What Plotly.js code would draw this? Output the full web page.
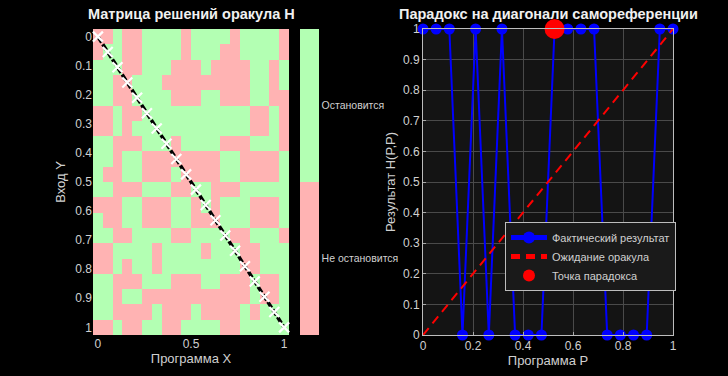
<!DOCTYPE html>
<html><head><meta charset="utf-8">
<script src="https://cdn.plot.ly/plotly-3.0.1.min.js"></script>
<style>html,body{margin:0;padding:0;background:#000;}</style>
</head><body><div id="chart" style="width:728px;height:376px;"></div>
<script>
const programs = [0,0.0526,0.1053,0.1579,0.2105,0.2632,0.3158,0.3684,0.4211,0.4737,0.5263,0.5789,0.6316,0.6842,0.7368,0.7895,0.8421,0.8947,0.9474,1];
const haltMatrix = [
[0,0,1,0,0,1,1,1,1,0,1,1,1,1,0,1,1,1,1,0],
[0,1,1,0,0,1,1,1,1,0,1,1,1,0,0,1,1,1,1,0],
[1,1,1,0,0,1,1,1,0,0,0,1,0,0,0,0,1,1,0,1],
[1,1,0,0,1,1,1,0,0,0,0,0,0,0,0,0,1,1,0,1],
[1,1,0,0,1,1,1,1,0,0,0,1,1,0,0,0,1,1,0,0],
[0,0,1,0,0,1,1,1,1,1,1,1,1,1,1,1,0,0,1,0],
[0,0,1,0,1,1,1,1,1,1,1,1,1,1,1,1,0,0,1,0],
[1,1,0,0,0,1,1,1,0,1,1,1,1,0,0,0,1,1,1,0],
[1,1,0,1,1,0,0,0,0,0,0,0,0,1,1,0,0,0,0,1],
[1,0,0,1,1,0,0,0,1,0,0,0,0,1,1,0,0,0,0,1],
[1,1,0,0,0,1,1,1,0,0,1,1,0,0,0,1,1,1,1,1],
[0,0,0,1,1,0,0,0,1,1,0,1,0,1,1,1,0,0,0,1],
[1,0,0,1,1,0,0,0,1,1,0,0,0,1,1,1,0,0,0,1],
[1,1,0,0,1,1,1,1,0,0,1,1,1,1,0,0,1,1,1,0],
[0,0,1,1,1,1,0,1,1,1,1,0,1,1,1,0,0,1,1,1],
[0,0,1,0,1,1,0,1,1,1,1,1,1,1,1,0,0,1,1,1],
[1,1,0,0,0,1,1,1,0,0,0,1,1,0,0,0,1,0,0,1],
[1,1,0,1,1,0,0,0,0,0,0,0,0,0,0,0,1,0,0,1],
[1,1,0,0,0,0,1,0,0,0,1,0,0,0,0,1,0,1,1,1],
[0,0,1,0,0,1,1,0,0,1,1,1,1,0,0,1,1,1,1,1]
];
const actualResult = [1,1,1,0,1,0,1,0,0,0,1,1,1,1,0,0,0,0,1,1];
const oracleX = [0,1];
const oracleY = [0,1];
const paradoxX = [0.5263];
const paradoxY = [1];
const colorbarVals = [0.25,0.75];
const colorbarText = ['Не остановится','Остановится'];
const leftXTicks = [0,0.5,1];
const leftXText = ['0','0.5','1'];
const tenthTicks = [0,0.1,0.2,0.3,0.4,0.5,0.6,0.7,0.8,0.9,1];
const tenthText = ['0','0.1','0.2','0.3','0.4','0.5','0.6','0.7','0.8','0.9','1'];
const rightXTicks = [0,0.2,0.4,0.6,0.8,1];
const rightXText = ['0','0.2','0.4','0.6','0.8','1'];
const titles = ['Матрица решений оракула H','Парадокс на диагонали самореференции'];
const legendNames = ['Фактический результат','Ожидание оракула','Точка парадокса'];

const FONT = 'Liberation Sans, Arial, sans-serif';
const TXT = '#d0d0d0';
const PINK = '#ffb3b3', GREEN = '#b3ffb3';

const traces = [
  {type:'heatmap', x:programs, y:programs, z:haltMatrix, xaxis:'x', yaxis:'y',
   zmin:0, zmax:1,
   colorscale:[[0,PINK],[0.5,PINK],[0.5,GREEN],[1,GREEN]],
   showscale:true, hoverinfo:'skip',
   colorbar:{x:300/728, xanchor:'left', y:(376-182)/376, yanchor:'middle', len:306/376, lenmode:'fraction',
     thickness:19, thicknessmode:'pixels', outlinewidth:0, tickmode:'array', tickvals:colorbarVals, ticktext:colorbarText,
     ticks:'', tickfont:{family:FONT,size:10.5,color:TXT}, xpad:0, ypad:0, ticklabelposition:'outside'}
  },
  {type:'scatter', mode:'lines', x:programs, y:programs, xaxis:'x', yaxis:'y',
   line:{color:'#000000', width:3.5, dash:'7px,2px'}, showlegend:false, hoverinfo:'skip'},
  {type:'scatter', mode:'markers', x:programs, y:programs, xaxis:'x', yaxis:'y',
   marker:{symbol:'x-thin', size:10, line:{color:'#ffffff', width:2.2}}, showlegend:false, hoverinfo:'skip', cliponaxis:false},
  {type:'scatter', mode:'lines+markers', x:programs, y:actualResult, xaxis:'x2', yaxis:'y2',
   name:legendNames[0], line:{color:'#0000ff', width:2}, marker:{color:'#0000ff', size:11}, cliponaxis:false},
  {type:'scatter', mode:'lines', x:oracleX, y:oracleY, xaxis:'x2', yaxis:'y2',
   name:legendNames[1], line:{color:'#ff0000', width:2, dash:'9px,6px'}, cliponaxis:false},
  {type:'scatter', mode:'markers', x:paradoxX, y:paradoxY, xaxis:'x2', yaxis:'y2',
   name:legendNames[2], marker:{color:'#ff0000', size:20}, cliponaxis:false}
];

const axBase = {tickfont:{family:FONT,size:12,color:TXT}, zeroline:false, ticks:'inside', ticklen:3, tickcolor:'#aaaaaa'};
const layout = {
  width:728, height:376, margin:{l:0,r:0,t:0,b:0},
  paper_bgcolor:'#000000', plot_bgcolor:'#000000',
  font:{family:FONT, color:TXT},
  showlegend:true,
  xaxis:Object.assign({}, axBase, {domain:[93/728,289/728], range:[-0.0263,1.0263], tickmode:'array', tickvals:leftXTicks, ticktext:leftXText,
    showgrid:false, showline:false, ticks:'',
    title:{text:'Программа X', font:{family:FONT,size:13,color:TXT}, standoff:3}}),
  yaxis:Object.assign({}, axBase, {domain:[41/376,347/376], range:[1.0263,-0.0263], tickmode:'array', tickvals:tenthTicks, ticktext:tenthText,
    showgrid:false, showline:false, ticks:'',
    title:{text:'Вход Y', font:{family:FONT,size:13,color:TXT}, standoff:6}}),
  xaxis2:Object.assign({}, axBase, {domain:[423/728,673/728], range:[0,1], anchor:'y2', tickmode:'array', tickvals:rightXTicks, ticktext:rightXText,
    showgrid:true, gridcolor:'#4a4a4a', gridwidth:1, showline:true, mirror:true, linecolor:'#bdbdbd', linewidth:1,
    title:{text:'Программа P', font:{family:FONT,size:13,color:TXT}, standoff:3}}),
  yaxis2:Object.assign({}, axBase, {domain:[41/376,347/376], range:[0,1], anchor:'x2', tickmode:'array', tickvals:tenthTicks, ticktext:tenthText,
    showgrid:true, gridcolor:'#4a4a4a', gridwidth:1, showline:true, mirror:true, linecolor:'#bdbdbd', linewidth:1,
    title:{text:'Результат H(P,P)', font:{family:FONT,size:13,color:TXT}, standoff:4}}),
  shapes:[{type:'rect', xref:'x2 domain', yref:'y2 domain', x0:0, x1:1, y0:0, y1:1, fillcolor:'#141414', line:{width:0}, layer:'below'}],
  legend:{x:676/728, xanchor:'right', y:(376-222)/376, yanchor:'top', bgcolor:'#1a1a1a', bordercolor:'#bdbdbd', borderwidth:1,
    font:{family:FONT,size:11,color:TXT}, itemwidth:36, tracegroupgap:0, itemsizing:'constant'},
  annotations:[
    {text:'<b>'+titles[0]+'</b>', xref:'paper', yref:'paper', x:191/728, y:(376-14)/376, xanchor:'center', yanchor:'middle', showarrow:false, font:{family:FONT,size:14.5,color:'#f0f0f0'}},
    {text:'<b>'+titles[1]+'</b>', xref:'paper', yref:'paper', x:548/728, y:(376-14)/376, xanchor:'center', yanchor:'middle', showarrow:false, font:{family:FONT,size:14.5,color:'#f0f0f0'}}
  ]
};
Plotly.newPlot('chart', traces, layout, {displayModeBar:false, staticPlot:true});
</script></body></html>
******************************
→ **YOUR TASK**:
From the opening line of the listing above through the line bearing "const legendNames = ['Фактический", repeat each line exactly. Drop every picture.

→ **RESULT FOR THIS TASK**:
What Plotly.js code would draw this? Output the full web page.
<!DOCTYPE html>
<html><head><meta charset="utf-8">
<script src="https://cdn.plot.ly/plotly-3.0.1.min.js"></script>
<style>html,body{margin:0;padding:0;background:#000;}</style>
</head><body><div id="chart" style="width:728px;height:376px;"></div>
<script>
const programs = [0,0.0526,0.1053,0.1579,0.2105,0.2632,0.3158,0.3684,0.4211,0.4737,0.5263,0.5789,0.6316,0.6842,0.7368,0.7895,0.8421,0.8947,0.9474,1];
const haltMatrix = [
[0,0,1,0,0,1,1,1,1,0,1,1,1,1,0,1,1,1,1,0],
[0,1,1,0,0,1,1,1,1,0,1,1,1,0,0,1,1,1,1,0],
[1,1,1,0,0,1,1,1,0,0,0,1,0,0,0,0,1,1,0,1],
[1,1,0,0,1,1,1,0,0,0,0,0,0,0,0,0,1,1,0,1],
[1,1,0,0,1,1,1,1,0,0,0,1,1,0,0,0,1,1,0,0],
[0,0,1,0,0,1,1,1,1,1,1,1,1,1,1,1,0,0,1,0],
[0,0,1,0,1,1,1,1,1,1,1,1,1,1,1,1,0,0,1,0],
[1,1,0,0,0,1,1,1,0,1,1,1,1,0,0,0,1,1,1,0],
[1,1,0,1,1,0,0,0,0,0,0,0,0,1,1,0,0,0,0,1],
[1,0,0,1,1,0,0,0,1,0,0,0,0,1,1,0,0,0,0,1],
[1,1,0,0,0,1,1,1,0,0,1,1,0,0,0,1,1,1,1,1],
[0,0,0,1,1,0,0,0,1,1,0,1,0,1,1,1,0,0,0,1],
[1,0,0,1,1,0,0,0,1,1,0,0,0,1,1,1,0,0,0,1],
[1,1,0,0,1,1,1,1,0,0,1,1,1,1,0,0,1,1,1,0],
[0,0,1,1,1,1,0,1,1,1,1,0,1,1,1,0,0,1,1,1],
[0,0,1,0,1,1,0,1,1,1,1,1,1,1,1,0,0,1,1,1],
[1,1,0,0,0,1,1,1,0,0,0,1,1,0,0,0,1,0,0,1],
[1,1,0,1,1,0,0,0,0,0,0,0,0,0,0,0,1,0,0,1],
[1,1,0,0,0,0,1,0,0,0,1,0,0,0,0,1,0,1,1,1],
[0,0,1,0,0,1,1,0,0,1,1,1,1,0,0,1,1,1,1,1]
];
const actualResult = [1,1,1,0,1,0,1,0,0,0,1,1,1,1,0,0,0,0,1,1];
const oracleX = [0,1];
const oracleY = [0,1];
const paradoxX = [0.5263];
const paradoxY = [1];
const colorbarVals = [0.25,0.75];
const colorbarText = ['Не остановится','Остановится'];
const leftXTicks = [0,0.5,1];
const leftXText = ['0','0.5','1'];
const tenthTicks = [0,0.1,0.2,0.3,0.4,0.5,0.6,0.7,0.8,0.9,1];
const tenthText = ['0','0.1','0.2','0.3','0.4','0.5','0.6','0.7','0.8','0.9','1'];
const rightXTicks = [0,0.2,0.4,0.6,0.8,1];
const rightXText = ['0','0.2','0.4','0.6','0.8','1'];
const titles = ['Матрица решений оракула H','Парадокс на диагонали самореференции'];
const legendNames = ['Фактический результат','Ожидание оракула','Точка парадокса'];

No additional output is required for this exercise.